AirAsia mulled a few years ago the idea to have a subsidiary in Vietnam. AirAsia is now back to struck a deal…
The story seems to have happened centuries ago. Back to 2010, AirAsia was mulling the idea of creating a subsidiary in Vietnam, as it already anticipated the emergence of a new travelling middle class in the country. In 2010, the Malaysian low cost carrier took a participation of 30% into Vietjet.
Soon, difficulties emerged about the branding. Vietjet wanted to keep its own name while AirAsia wanted to use its own logo and brand. With the opposition of Vietnam Civil Aviation to the project, AirAsia finally officially withdrawed from the JV with Vietjet in October 2011, citing “a failure to obtain Vietnamese regulatory approvals”.

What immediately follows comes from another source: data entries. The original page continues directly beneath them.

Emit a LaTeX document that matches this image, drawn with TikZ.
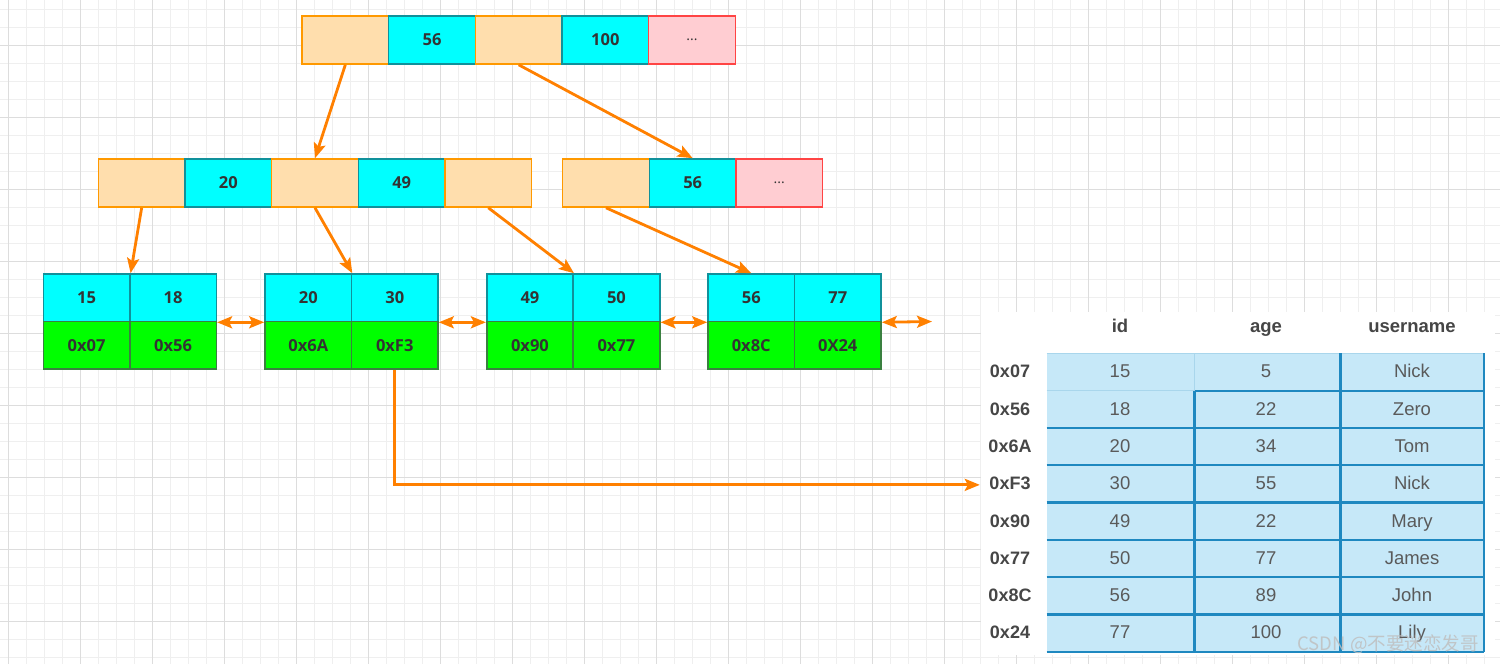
\documentclass[tikz,border=0pt]{standalone}
\usepackage{fontspec}
\setmainfont{Open Sans}
\newfontfamily\tabfont{Liberation Sans}
\newfontfamily\cjkfont{Noto Sans CJK SC}
\usetikzlibrary{arrows.meta}
\definecolor{okfill}{HTML}{FFDEAD}
\definecolor{okdraw}{HTML}{FF9900}
\definecolor{cyfill}{HTML}{00FFFF}
\definecolor{cydraw}{HTML}{10919B}
\definecolor{pkfill}{HTML}{FFCDD2}
\definecolor{pkdraw}{HTML}{FF4444}
\definecolor{grfill}{HTML}{00FF00}
\definecolor{grdraw}{HTML}{3A8040}
\definecolor{arr}{HTML}{FF8000}
\definecolor{txt}{HTML}{333333}
\definecolor{tbfill}{HTML}{C6E8F8}
\definecolor{tbdraw}{HTML}{1E88C0}
\definecolor{tblight}{HTML}{A9D6EC}
\definecolor{gminor}{HTML}{EFEFEF}
\definecolor{gmajor}{HTML}{DDDDDD}
\definecolor{hdtxt}{HTML}{464646}
\definecolor{cltxt}{HTML}{5A5A5A}
\tikzset{
  cell/.style={minimum width=86.67pt, minimum height=48pt, inner sep=0pt, line width=1.6pt,
    font=\bfseries\fontsize{16.5}{18}\selectfont, text=txt},
  okc/.style={cell, fill=okfill, draw=okdraw},
  cyc/.style={cell, fill=cyfill, draw=cydraw},
  pkc/.style={cell, fill=pkfill, draw=pkdraw, font=\mdseries\fontsize{14}{16}\selectfont},
  lkc/.style={cell, minimum width=86.5pt, minimum height=47.5pt, fill=cyfill, draw=cydraw},
  lac/.style={cell, minimum width=86.5pt, minimum height=47.5pt, fill=grfill, draw=grdraw},
  tipA/.tip={Stealth[length=15pt,width=12pt,inset=3pt]},
  link/.style={draw=arr, line width=2.8pt, -tipA},
  dlink/.style={draw=arr, line width=2.8pt, tipA-tipA},
  tabtxt/.style={inner sep=0pt, text height=13.2pt, text depth=3.5pt},
  hdr/.style={tabtxt, font=\tabfont\bfseries\fontsize{18.5}{20}\selectfont, text=hdtxt},
  rowlab/.style={tabtxt, font=\tabfont\bfseries\fontsize{18}{20}\selectfont, text=hdtxt, minimum width=60pt},
  tcell/.style={tabtxt, font=\tabfont\fontsize{18.5}{20}\selectfont, text=cltxt},
  tline/.style={draw=tbdraw, line width=2.2pt},
  tlight/.style={draw=tblight, line width=1.2pt}
}
\begin{document}
\begin{tikzpicture}[x=1pt,y=-1pt]
\useasboundingbox (0,0) rectangle (1500,664);
\fill[white] (0,0) rectangle (1500,664);
% grid
\foreach \x in {8,26,...,1500} \draw[gminor, line width=1pt] (\x,0) -- (\x,664);
\foreach \y in {9,27,...,664} \draw[gminor, line width=1pt] (0,\y) -- (1500,\y);
\foreach \x in {8,80,...,1500} \draw[gmajor, line width=1pt] (\x,0) -- (\x,664);
\foreach \y in {45,117,...,664} \draw[gmajor, line width=1pt] (0,\y) -- (1500,\y);
% table background image area
\fill[white] (981,312) rectangle (1495,655);
\fill[tbfill] (1046.5,353.3) rectangle (1484,651.7);
% table lines
\draw[tlight] (1046.5,353.3) -- (1484,353.3);
\draw[tlight] (1046.5,390.6) -- (1194.5,390.6);
\draw[tlight] (1194.5,353.3) -- (1194.5,390.6);
\draw[tline] (1194.5,390.6) -- (1484,390.6);
\foreach \k in {2,...,8} \draw[tline] (1046.5,{353.3+37.3*\k}) -- (1484,{353.3+37.3*\k});
\draw[tline] (1194.5,390.6) -- (1194.5,651.7);
\draw[tline] (1340.5,353.3) -- (1340.5,651.7);
\draw[tline] (1484,353.3) -- (1484,651.7);
% table headers
\node[hdr] (hid) at (1120,327.5) {id};
\node[hdr] (hage) at (1266,327.5) {age};
\node[hdr] (hname) at (1412,327.5) {username};
\foreach [count=\r] \lab/\id/\age/\nm in {0x07/15/5/Nick, 0x56/18/22/Zero, 0x6A/20/34/Tom, 0xF3/30/55/Nick, 0x90/49/22/Mary, 0x77/50/77/James, 0x8C/56/89/John, 0x24/77/100/Lily}{
  \node[rowlab] (row\r) at (1010,{372.95+37.3*(\r-1)}) {\lab};
  \node[tcell] (id\r) at (1120,{372.95+37.3*(\r-1)}) {\id};
  \node[tcell] (age\r) at (1266,{372.95+37.3*(\r-1)}) {\age};
  \node[tcell] (nm\r) at (1412,{372.95+37.3*(\r-1)}) {\nm};
}
\node[font=\cjkfont\fontsize{18.5}{20}\selectfont, text=gray!50, opacity=0.85, inner sep=0pt] (wm) at (1388,644) {CSDN @不要迷恋发哥};
% top node
\node[okc] (t1) at (345.33,40) {};
\node[cyc] (t2) at (432,40) {56};
\node[okc] (t3) at (518.67,40) {};
\node[cyc] (t4) at (605.33,40) {100};
\node[pkc] (t5) at (692,40) {...};
% middle left
\node[okc] (m1) at (141.67,183) {};
\node[cyc] (m2) at (228.33,183) {20};
\node[okc] (m3) at (315,183) {};
\node[cyc] (m4) at (401.67,183) {49};
\node[okc] (m5) at (488.33,183) {};
% middle right
\node[okc] (r1) at (606,183) {};
\node[cyc] (r2) at (692.67,183) {56};
\node[pkc] (r3) at (779.33,183) {...};
% leaves
\foreach \i/\x/\ka/\kb/\aa/\ab in {1/43.3/15/18/0x07/0x56, 2/265/20/30/0x6A/0xF3, 3/486.7/49/50/0x90/0x77, 4/708/56/77/0x8C/0X24}{
  \node[lkc] (L\i-a) at ({\x+43.25},297.75) {\ka};
  \node[lkc] (L\i-b) at ({\x+129.75},297.75) {\kb};
  \node[lac] (L\i-c) at ({\x+43.25},345.25) {\aa};
  \node[lac] (L\i-d) at ({\x+129.75},345.25) {\ab};
}
% connectors
\draw[link] (t1.south) -- (m3.north);
\draw[link] (t3.south) -- (r2.north);
\draw[link] (m1.south) -- (L1-a.north east);
\draw[link] (m3.south) -- (L2-a.north east);
\draw[link] (m5.south) -- (L3-a.north east);
\draw[link] (r1.south) -- (L4-a.north);
\draw[dlink] (L1-b.south east) -- (L2-a.south west);
\draw[dlink] (L2-b.south east) -- (L3-a.south west);
\draw[dlink] (L3-b.south east) -- (L4-a.south west);
\coordinate (tail) at (932,321.5);
\draw[dlink] (L4-b.south east) -- (tail);
\draw[link] (L2-d.south) |- (row4.west);
\end{tikzpicture}
\end{document}
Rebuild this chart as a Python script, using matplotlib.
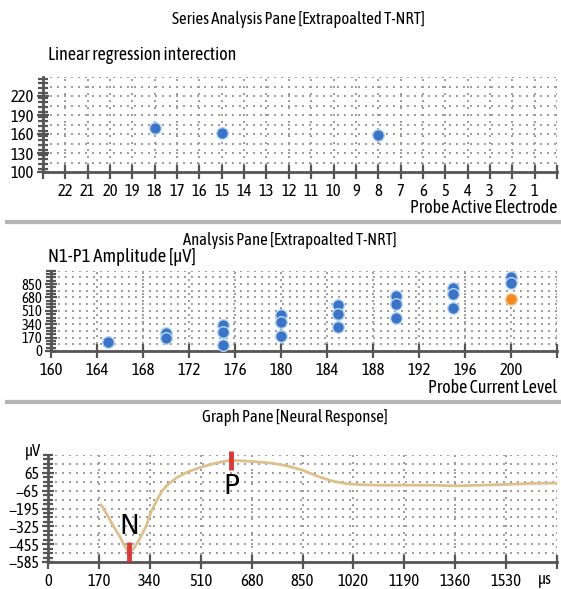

But AirAsia is back, unfazed by its first unfortunate experience. According to Bloomberg, the low-cost carrier headed by Malaysian tycoon Tony Fernandes, plans to start a Vietnamese carrier in a local partnership. The region’s largest budget airline will partner Gumin Co., Hai Au Aviation Joint Stock Co. and businessman Tran Trong Kien for the venture, which is expected to start flying early next year, AirAsia said in a statement to the stock exchange. Gumin will own about 70 percent of the new venture, with AirAsia holding the rest.
Vietnam is the latest country to lure Fernandes, who is seeking to build a pan-Asian budget airline, as the 28 percent growth in passenger traffic was triple the pace in other Southeast Asian nations. The fifth-biggest market in the region has seen domestic traffic double since 2013, and the middle-class will comprise close to a quarter of its population by 2010, AirAsia said.
“AirAsia is very late to the party in Vietnam and as a result faces huge challenges,” said Brendan Sobie, Singapore-based chief analyst at CAPA Centre for Aviation. “The market is now well served by two low-cost carriers, VietJet and Jetstar Pacific. The rate of growth will likely slow in the coming years as the market is now more mature.”
AirAsia’s Vietnam venture will need investments of 1 trillion Vietnamese Dong ($44 million), and AirAsia will contribute 30 percent of that after raising internal funding, according to the filing.
Kien is the chief executive officer of Hanoi-based Gumin, which was founded March 29, according to Vietnam Planning and Investment Ministry’s website. He is also the chairman and CEO of Thien Minh Group, or TMG, which owns Victoria Hotels & Resorts in Vietnam and Laos. Hai Au Aviation is a unit of TMG.